▶ [The task]:
Pictures stay out of the copy; set down each line of the listing below exactly.

*-*-*

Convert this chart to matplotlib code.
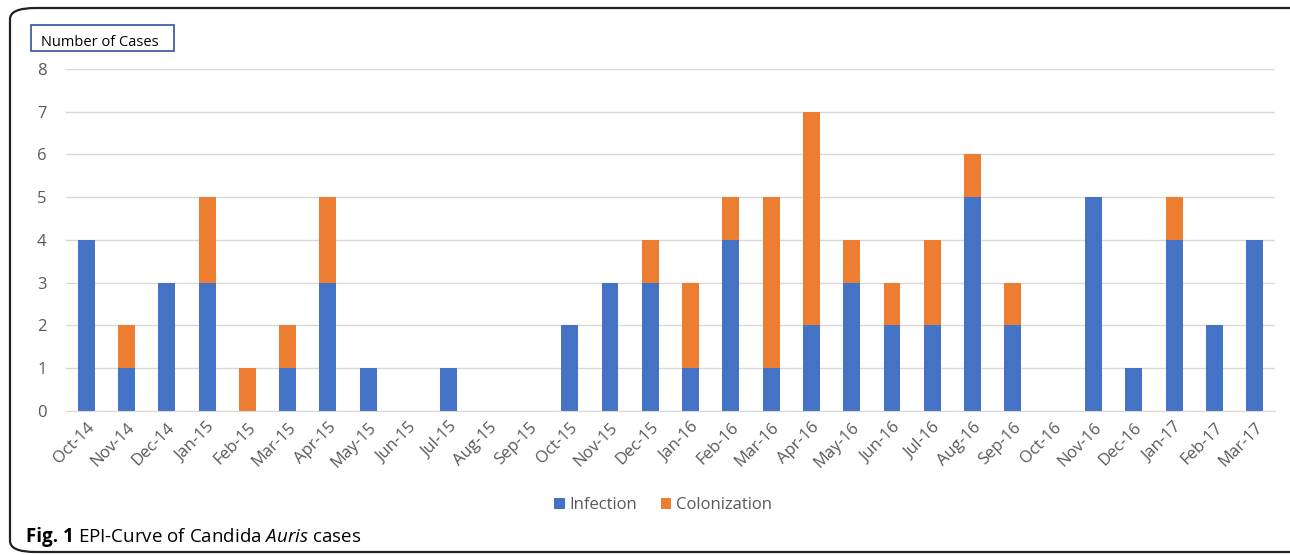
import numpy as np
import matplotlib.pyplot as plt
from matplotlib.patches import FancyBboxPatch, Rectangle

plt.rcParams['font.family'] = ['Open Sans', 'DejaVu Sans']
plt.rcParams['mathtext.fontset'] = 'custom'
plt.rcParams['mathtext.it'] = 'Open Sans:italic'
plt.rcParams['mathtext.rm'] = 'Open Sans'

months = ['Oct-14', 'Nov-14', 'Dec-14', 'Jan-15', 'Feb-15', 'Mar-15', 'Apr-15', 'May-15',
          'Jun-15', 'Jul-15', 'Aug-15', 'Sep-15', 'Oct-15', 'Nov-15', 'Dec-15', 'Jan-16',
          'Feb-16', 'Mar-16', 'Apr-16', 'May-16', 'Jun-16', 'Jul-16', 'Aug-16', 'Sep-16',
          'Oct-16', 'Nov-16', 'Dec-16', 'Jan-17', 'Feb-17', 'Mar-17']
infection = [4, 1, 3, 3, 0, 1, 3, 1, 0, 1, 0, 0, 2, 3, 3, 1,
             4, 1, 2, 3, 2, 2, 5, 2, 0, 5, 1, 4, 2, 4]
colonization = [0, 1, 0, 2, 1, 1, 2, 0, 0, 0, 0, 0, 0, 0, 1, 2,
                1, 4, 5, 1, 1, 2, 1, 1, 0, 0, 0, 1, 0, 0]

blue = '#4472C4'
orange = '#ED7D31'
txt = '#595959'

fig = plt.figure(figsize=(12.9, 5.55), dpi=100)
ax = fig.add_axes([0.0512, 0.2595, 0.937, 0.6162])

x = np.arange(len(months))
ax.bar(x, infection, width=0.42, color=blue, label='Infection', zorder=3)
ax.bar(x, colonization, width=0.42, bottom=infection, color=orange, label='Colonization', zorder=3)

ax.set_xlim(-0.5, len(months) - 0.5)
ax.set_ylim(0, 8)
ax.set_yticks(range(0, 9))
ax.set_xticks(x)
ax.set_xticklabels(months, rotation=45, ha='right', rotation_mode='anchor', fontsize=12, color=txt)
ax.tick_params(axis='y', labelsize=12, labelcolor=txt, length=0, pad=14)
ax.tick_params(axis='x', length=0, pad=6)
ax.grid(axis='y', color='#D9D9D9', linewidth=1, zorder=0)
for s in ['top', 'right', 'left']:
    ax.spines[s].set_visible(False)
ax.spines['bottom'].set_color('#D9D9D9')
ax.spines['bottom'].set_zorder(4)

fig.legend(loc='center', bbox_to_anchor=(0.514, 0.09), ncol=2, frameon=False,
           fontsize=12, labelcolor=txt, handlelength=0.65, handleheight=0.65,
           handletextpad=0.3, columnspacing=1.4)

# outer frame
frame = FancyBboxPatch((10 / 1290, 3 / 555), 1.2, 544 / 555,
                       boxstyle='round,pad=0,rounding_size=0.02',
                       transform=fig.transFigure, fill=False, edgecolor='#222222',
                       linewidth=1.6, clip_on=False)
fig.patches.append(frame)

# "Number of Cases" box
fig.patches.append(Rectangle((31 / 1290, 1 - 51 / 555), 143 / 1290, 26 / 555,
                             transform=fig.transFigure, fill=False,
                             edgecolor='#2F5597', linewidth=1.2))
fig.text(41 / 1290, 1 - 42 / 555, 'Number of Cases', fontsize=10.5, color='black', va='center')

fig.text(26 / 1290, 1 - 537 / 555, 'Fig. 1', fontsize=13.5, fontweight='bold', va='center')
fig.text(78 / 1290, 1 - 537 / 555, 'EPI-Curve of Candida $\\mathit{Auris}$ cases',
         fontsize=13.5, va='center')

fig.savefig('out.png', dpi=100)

*-*-*

▶ [Exercise result]:
Convert this chart to matplotlib code.
import numpy as np
import matplotlib.pyplot as plt
from matplotlib.patches import FancyBboxPatch, Rectangle

plt.rcParams['font.family'] = ['Open Sans', 'DejaVu Sans']
plt.rcParams['mathtext.fontset'] = 'custom'
plt.rcParams['mathtext.it'] = 'Open Sans:italic'
plt.rcParams['mathtext.rm'] = 'Open Sans'

months = ['Oct-14', 'Nov-14', 'Dec-14', 'Jan-15', 'Feb-15', 'Mar-15', 'Apr-15', 'May-15',
          'Jun-15', 'Jul-15', 'Aug-15', 'Sep-15', 'Oct-15', 'Nov-15', 'Dec-15', 'Jan-16',
          'Feb-16', 'Mar-16', 'Apr-16', 'May-16', 'Jun-16', 'Jul-16', 'Aug-16', 'Sep-16',
          'Oct-16', 'Nov-16', 'Dec-16', 'Jan-17', 'Feb-17', 'Mar-17']
infection = [4, 1, 3, 3, 0, 1, 3, 1, 0, 1, 0, 0, 2, 3, 3, 1,
             4, 1, 2, 3, 2, 2, 5, 2, 0, 5, 1, 4, 2, 4]
colonization = [0, 1, 0, 2, 1, 1, 2, 0, 0, 0, 0, 0, 0, 0, 1, 2,
                1, 4, 5, 1, 1, 2, 1, 1, 0, 0, 0, 1, 0, 0]

blue = '#4472C4'
orange = '#ED7D31'
txt = '#595959'

fig = plt.figure(figsize=(12.9, 5.55), dpi=100)
ax = fig.add_axes([0.0512, 0.2595, 0.937, 0.6162])

x = np.arange(len(months))
ax.bar(x, infection, width=0.42, color=blue, label='Infection', zorder=3)
ax.bar(x, colonization, width=0.42, bottom=infection, color=orange, label='Colonization', zorder=3)

ax.set_xlim(-0.5, len(months) - 0.5)
ax.set_ylim(0, 8)
ax.set_yticks(range(0, 9))
ax.set_xticks(x)
ax.set_xticklabels(months, rotation=45, ha='right', rotation_mode='anchor', fontsize=12, color=txt)
ax.tick_params(axis='y', labelsize=12, labelcolor=txt, length=0, pad=14)
ax.tick_params(axis='x', length=0, pad=6)
ax.grid(axis='y', color='#D9D9D9', linewidth=1, zorder=0)
for s in ['top', 'right', 'left']:
    ax.spines[s].set_visible(False)
ax.spines['bottom'].set_color('#D9D9D9')
ax.spines['bottom'].set_zorder(4)

fig.legend(loc='center', bbox_to_anchor=(0.514, 0.09), ncol=2, frameon=False,
           fontsize=12, labelcolor=txt, handlelength=0.65, handleheight=0.65,
           handletextpad=0.3, columnspacing=1.4)

# outer frame
frame = FancyBboxPatch((10 / 1290, 3 / 555), 1.2, 544 / 555,
                       boxstyle='round,pad=0,rounding_size=0.02',
                       transform=fig.transFigure, fill=False, edgecolor='#222222',
                       linewidth=1.6, clip_on=False)
fig.patches.append(frame)

# "Number of Cases" box
fig.patches.append(Rectangle((31 / 1290, 1 - 51 / 555), 143 / 1290, 26 / 555,
                             transform=fig.transFigure, fill=False,
                             edgecolor='#2F5597', linewidth=1.2))
fig.text(41 / 1290, 1 - 42 / 555, 'Number of Cases', fontsize=10.5, color='black', va='center')

fig.text(26 / 1290, 1 - 537 / 555, 'Fig. 1', fontsize=13.5, fontweight='bold', va='center')
fig.text(78 / 1290, 1 - 537 / 555, 'EPI-Curve of Candida $\\mathit{Auris}$ cases',
         fontsize=13.5, va='center')

fig.savefig('out.png', dpi=100)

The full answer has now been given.